*Instruction:*
Print the records below exactly, starting at the first line and stopping after the line that contains "plt.rcParams['font.family'] = ['Liberation". Leave out any pictures.

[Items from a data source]
○ ○ ○ ○

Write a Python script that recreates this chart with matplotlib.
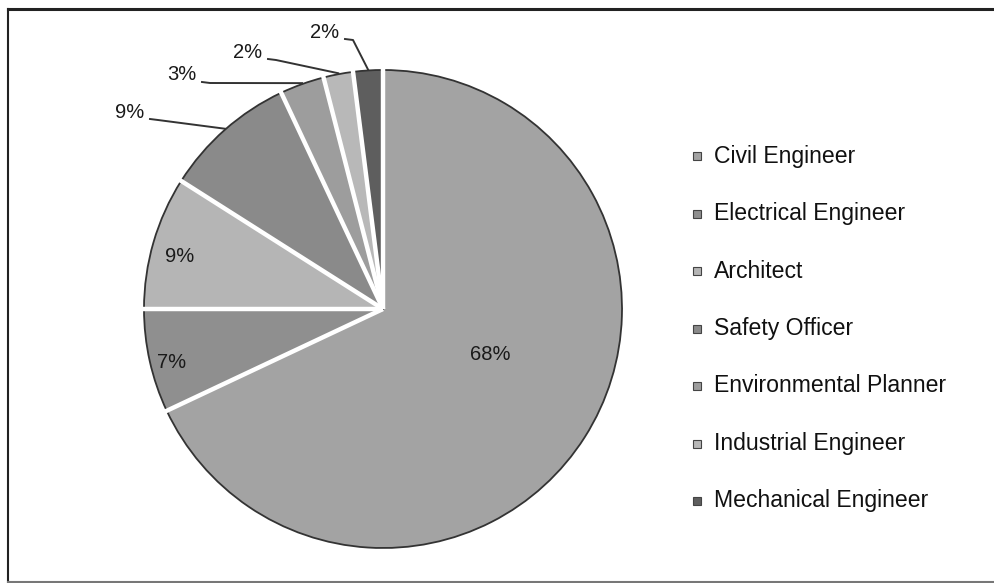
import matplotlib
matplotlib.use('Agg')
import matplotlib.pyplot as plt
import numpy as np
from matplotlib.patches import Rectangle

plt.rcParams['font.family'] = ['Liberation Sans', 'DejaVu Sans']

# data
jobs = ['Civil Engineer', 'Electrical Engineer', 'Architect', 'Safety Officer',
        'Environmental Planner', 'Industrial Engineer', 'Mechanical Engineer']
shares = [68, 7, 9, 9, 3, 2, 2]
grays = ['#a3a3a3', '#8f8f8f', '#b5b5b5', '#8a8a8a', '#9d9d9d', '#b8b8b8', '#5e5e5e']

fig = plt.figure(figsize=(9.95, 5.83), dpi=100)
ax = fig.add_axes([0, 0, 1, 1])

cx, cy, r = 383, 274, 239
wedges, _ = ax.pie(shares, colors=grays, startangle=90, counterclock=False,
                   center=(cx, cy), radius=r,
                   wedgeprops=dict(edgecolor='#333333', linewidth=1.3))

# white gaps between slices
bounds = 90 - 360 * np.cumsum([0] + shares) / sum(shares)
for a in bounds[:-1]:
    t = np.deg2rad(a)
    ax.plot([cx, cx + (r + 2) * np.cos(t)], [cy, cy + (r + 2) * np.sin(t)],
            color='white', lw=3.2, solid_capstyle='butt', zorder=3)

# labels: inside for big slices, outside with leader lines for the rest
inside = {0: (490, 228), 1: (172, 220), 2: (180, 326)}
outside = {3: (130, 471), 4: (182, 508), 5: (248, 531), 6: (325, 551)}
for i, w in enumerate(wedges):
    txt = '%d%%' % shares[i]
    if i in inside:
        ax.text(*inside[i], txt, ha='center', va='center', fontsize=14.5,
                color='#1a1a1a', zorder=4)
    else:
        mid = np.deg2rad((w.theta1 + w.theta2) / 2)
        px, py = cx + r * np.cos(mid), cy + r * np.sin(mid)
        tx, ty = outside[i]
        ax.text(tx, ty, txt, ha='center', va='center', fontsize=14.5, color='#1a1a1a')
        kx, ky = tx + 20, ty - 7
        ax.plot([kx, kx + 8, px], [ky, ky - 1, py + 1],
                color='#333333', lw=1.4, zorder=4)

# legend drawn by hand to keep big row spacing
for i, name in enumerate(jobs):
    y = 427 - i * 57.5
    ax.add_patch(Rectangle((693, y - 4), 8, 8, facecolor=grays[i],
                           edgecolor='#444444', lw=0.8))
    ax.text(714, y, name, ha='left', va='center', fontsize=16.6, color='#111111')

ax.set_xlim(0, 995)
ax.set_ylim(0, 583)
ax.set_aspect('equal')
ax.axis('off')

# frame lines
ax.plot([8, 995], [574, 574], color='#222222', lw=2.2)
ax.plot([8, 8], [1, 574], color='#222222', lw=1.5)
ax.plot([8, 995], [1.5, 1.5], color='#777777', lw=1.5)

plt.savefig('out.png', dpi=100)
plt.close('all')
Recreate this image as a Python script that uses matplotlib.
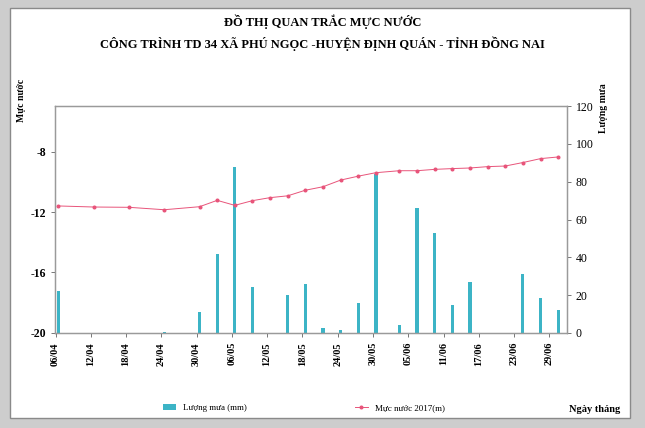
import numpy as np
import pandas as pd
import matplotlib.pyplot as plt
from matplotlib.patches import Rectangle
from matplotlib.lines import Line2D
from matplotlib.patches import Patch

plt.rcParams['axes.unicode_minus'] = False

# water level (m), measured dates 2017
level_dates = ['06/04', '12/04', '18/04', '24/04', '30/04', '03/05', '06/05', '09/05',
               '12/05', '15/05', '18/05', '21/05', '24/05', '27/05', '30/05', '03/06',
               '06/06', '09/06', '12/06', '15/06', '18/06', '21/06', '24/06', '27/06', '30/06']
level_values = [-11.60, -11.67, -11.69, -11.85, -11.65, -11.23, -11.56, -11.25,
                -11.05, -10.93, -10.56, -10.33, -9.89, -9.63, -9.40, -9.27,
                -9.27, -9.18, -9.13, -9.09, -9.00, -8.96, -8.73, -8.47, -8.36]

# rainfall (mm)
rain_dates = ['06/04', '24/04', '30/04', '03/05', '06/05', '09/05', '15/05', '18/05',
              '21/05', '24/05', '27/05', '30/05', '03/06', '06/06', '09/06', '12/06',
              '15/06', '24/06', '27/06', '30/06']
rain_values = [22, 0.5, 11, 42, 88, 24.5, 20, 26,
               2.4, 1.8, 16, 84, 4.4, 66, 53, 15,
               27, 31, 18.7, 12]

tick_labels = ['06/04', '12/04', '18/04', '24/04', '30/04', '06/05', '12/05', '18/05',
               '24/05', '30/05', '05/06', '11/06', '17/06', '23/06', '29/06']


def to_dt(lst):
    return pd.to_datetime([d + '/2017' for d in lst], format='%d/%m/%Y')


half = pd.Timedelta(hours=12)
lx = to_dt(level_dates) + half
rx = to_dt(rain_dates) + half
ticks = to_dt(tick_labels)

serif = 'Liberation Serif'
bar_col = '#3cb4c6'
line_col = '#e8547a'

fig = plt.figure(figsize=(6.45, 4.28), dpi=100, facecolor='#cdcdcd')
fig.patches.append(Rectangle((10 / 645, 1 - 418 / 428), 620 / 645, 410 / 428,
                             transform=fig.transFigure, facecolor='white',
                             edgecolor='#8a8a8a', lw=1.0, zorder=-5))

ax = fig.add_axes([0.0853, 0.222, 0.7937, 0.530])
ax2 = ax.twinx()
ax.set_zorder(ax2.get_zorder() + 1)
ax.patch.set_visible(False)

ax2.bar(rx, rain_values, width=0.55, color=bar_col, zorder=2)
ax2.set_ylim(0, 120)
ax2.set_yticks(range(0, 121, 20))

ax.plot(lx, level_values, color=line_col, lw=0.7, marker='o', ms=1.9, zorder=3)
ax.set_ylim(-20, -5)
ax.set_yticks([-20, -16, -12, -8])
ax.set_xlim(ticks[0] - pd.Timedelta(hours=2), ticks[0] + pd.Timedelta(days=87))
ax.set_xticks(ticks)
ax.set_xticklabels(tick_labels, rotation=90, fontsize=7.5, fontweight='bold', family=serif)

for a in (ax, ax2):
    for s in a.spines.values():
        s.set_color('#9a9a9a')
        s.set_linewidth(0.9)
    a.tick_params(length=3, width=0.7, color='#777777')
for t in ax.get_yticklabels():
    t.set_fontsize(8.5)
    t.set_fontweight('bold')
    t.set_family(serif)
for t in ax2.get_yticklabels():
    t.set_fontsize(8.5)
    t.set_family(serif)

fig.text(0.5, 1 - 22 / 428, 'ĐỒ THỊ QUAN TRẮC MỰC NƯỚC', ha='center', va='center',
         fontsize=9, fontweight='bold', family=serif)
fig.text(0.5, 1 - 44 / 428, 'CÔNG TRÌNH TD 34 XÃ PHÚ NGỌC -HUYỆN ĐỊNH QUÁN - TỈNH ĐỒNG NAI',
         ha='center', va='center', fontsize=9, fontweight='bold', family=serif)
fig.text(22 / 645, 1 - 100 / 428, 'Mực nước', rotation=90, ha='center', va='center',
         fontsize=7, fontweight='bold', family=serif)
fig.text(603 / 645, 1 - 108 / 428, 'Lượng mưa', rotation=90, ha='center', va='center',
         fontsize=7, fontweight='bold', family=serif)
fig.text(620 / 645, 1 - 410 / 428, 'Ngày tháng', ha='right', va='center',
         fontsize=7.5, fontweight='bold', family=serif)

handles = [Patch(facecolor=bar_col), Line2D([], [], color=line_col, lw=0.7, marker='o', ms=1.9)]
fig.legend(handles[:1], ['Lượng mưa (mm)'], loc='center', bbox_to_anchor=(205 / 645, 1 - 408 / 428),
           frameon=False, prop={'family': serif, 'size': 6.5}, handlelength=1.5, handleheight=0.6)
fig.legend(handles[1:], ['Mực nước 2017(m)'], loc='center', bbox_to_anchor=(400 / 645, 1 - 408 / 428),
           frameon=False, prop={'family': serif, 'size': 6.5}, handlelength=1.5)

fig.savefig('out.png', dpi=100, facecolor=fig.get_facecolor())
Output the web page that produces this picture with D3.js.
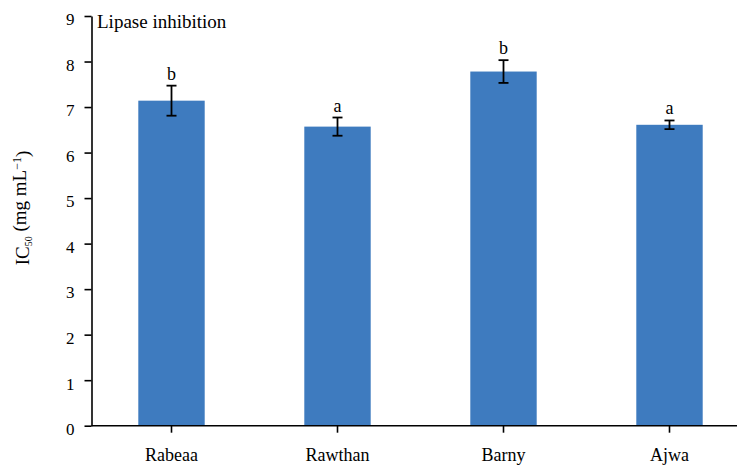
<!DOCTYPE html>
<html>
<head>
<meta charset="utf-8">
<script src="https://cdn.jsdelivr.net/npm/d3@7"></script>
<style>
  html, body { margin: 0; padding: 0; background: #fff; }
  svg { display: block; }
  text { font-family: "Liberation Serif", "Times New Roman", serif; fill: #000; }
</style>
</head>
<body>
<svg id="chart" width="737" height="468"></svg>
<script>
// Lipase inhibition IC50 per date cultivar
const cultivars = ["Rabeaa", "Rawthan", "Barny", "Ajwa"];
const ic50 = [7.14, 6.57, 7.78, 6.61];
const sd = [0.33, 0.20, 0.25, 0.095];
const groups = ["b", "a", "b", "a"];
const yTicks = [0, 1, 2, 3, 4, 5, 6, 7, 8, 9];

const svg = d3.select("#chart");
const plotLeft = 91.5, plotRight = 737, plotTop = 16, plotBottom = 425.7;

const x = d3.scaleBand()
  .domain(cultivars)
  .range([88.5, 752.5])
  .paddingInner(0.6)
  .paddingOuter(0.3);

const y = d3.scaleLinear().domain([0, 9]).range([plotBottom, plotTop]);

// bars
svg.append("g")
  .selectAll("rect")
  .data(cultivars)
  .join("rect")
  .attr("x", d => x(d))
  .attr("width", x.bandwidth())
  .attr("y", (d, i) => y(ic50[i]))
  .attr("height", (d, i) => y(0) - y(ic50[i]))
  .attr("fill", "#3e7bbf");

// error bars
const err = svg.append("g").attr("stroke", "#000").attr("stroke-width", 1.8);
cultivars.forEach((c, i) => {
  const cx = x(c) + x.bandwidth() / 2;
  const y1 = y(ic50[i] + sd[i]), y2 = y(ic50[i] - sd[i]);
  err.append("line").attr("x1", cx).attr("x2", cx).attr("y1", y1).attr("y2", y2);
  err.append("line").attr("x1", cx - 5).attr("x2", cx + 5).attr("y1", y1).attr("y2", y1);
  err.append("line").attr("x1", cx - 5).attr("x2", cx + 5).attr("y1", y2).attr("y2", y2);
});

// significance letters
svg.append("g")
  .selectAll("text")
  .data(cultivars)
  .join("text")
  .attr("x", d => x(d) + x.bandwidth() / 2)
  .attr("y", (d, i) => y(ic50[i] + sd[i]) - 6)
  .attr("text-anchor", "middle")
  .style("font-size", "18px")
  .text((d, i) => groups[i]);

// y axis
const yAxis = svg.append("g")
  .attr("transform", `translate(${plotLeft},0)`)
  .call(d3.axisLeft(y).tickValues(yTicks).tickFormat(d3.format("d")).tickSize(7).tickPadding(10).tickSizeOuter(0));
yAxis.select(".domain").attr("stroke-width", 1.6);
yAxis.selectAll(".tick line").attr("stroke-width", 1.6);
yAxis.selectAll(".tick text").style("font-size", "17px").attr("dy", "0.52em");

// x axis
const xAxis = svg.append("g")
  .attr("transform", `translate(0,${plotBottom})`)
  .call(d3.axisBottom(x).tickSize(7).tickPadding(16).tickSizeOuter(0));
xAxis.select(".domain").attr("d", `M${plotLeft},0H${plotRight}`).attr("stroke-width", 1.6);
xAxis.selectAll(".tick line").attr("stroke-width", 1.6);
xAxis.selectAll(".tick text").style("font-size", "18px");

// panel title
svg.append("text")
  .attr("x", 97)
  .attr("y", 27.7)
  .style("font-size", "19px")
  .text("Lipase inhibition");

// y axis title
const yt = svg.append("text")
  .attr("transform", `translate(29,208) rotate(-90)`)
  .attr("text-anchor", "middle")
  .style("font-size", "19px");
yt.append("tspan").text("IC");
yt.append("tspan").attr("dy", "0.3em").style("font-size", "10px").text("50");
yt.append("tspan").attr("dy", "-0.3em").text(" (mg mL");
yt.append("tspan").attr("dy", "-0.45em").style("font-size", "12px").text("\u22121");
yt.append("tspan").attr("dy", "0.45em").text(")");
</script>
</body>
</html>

○ ○ ○ ○

*Exercise response:*
Write a Python script that recreates this chart with matplotlib.
import matplotlib
matplotlib.use('Agg')
import matplotlib.pyplot as plt
import numpy as np
from matplotlib.patches import Rectangle

plt.rcParams['font.family'] = ['Liberation Sans', 'DejaVu Sans']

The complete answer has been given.